### TASK STATEMENT
Write the listing below out again exactly, dropping the images.

================

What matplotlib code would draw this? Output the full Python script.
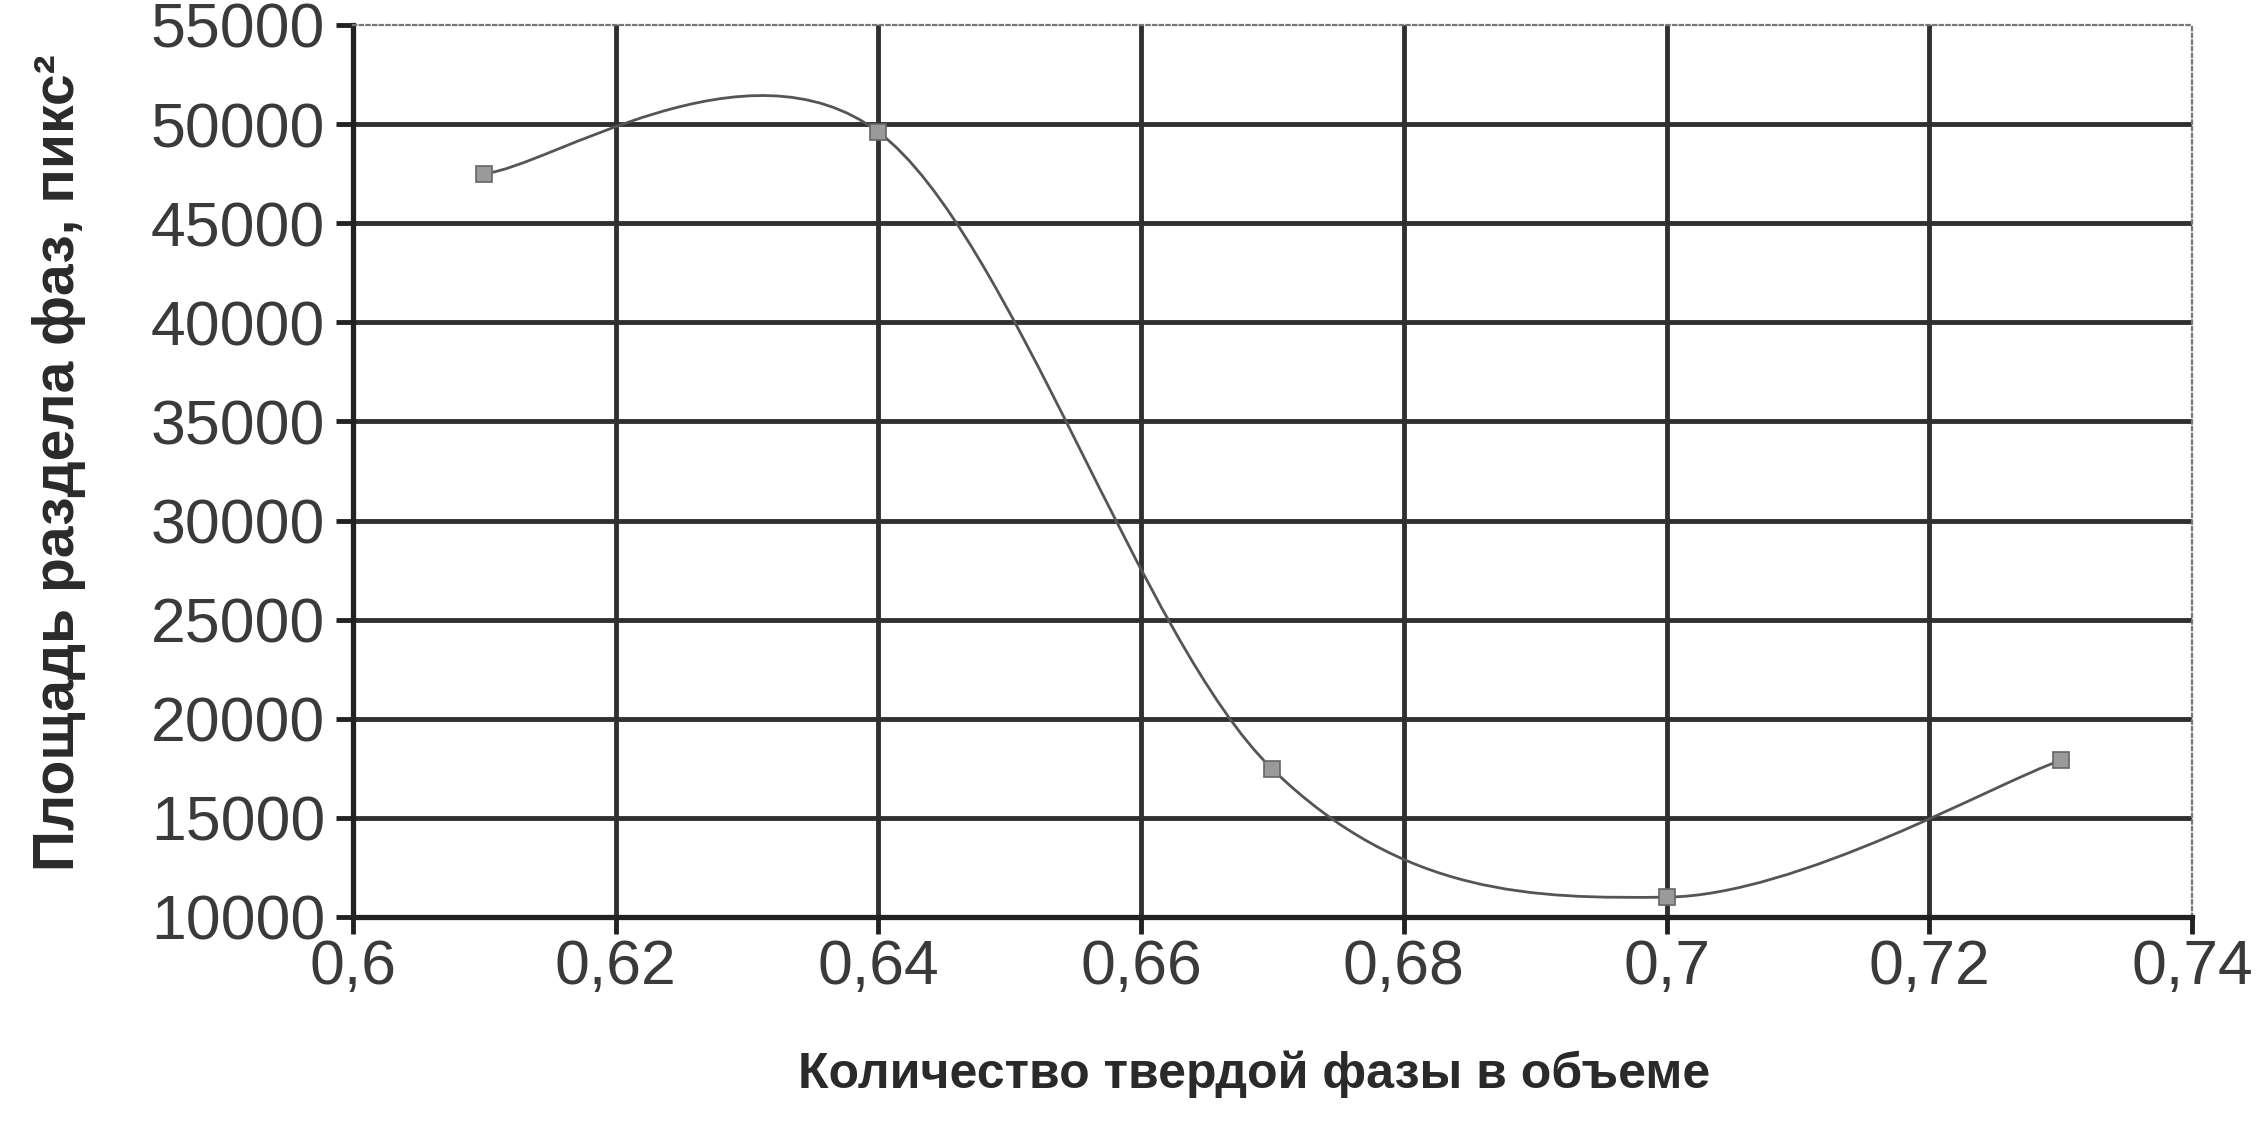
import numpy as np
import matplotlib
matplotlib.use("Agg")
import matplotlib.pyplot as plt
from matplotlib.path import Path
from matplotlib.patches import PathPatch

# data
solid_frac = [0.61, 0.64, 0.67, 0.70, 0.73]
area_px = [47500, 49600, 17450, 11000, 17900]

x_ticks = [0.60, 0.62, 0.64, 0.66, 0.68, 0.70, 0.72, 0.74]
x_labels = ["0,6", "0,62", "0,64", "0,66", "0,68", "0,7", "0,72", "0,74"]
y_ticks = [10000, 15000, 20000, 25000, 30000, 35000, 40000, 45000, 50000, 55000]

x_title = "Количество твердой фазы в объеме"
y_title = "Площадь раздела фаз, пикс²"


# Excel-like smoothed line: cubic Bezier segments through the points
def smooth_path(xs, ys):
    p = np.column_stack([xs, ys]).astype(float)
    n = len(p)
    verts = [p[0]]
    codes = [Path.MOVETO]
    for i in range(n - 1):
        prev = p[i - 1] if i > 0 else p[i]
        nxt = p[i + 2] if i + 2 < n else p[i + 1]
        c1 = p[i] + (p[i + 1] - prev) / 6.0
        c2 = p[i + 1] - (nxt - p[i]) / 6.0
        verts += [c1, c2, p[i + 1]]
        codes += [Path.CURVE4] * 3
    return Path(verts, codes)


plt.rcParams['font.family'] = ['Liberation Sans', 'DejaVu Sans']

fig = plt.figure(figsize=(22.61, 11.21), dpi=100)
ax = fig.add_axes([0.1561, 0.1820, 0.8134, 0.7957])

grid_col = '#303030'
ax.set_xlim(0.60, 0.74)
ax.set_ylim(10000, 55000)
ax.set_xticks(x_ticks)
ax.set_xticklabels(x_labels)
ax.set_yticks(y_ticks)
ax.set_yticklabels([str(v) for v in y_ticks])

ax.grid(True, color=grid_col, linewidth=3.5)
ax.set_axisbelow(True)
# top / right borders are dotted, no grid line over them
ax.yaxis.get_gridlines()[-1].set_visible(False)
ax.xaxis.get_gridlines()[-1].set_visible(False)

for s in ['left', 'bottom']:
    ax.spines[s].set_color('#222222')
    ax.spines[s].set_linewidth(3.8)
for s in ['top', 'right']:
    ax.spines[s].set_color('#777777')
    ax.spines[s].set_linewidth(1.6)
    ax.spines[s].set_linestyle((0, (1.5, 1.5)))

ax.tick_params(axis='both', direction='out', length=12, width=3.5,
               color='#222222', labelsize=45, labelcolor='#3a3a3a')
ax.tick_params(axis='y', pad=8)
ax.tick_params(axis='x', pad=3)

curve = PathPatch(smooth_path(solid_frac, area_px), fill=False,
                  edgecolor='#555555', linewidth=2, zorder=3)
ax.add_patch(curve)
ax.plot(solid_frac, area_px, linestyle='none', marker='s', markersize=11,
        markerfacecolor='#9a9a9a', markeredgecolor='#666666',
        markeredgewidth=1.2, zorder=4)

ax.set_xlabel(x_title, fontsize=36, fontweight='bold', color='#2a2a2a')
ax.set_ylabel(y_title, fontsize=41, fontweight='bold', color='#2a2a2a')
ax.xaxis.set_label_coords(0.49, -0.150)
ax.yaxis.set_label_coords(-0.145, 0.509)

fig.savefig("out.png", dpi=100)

================

### COMPLETE RESPONSE
What matplotlib code would draw this? Output the full Python script.
import numpy as np
import matplotlib
matplotlib.use("Agg")
import matplotlib.pyplot as plt
from matplotlib.path import Path
from matplotlib.patches import PathPatch

# data
solid_frac = [0.61, 0.64, 0.67, 0.70, 0.73]
area_px = [47500, 49600, 17450, 11000, 17900]

x_ticks = [0.60, 0.62, 0.64, 0.66, 0.68, 0.70, 0.72, 0.74]
x_labels = ["0,6", "0,62", "0,64", "0,66", "0,68", "0,7", "0,72", "0,74"]
y_ticks = [10000, 15000, 20000, 25000, 30000, 35000, 40000, 45000, 50000, 55000]

x_title = "Количество твердой фазы в объеме"
y_title = "Площадь раздела фаз, пикс²"


# Excel-like smoothed line: cubic Bezier segments through the points
def smooth_path(xs, ys):
    p = np.column_stack([xs, ys]).astype(float)
    n = len(p)
    verts = [p[0]]
    codes = [Path.MOVETO]
    for i in range(n - 1):
        prev = p[i - 1] if i > 0 else p[i]
        nxt = p[i + 2] if i + 2 < n else p[i + 1]
        c1 = p[i] + (p[i + 1] - prev) / 6.0
        c2 = p[i + 1] - (nxt - p[i]) / 6.0
        verts += [c1, c2, p[i + 1]]
        codes += [Path.CURVE4] * 3
    return Path(verts, codes)


plt.rcParams['font.family'] = ['Liberation Sans', 'DejaVu Sans']

fig = plt.figure(figsize=(22.61, 11.21), dpi=100)
ax = fig.add_axes([0.1561, 0.1820, 0.8134, 0.7957])

grid_col = '#303030'
ax.set_xlim(0.60, 0.74)
ax.set_ylim(10000, 55000)
ax.set_xticks(x_ticks)
ax.set_xticklabels(x_labels)
ax.set_yticks(y_ticks)
ax.set_yticklabels([str(v) for v in y_ticks])

ax.grid(True, color=grid_col, linewidth=3.5)
ax.set_axisbelow(True)
# top / right borders are dotted, no grid line over them
ax.yaxis.get_gridlines()[-1].set_visible(False)
ax.xaxis.get_gridlines()[-1].set_visible(False)

for s in ['left', 'bottom']:
    ax.spines[s].set_color('#222222')
    ax.spines[s].set_linewidth(3.8)
for s in ['top', 'right']:
    ax.spines[s].set_color('#777777')
    ax.spines[s].set_linewidth(1.6)
    ax.spines[s].set_linestyle((0, (1.5, 1.5)))

ax.tick_params(axis='both', direction='out', length=12, width=3.5,
               color='#222222', labelsize=45, labelcolor='#3a3a3a')
ax.tick_params(axis='y', pad=8)
ax.tick_params(axis='x', pad=3)

curve = PathPatch(smooth_path(solid_frac, area_px), fill=False,
                  edgecolor='#555555', linewidth=2, zorder=3)
ax.add_patch(curve)
ax.plot(solid_frac, area_px, linestyle='none', marker='s', markersize=11,
        markerfacecolor='#9a9a9a', markeredgecolor='#666666',
        markeredgewidth=1.2, zorder=4)

ax.set_xlabel(x_title, fontsize=36, fontweight='bold', color='#2a2a2a')
ax.set_ylabel(y_title, fontsize=41, fontweight='bold', color='#2a2a2a')
ax.xaxis.set_label_coords(0.49, -0.150)
ax.yaxis.set_label_coords(-0.145, 0.509)

fig.savefig("out.png", dpi=100)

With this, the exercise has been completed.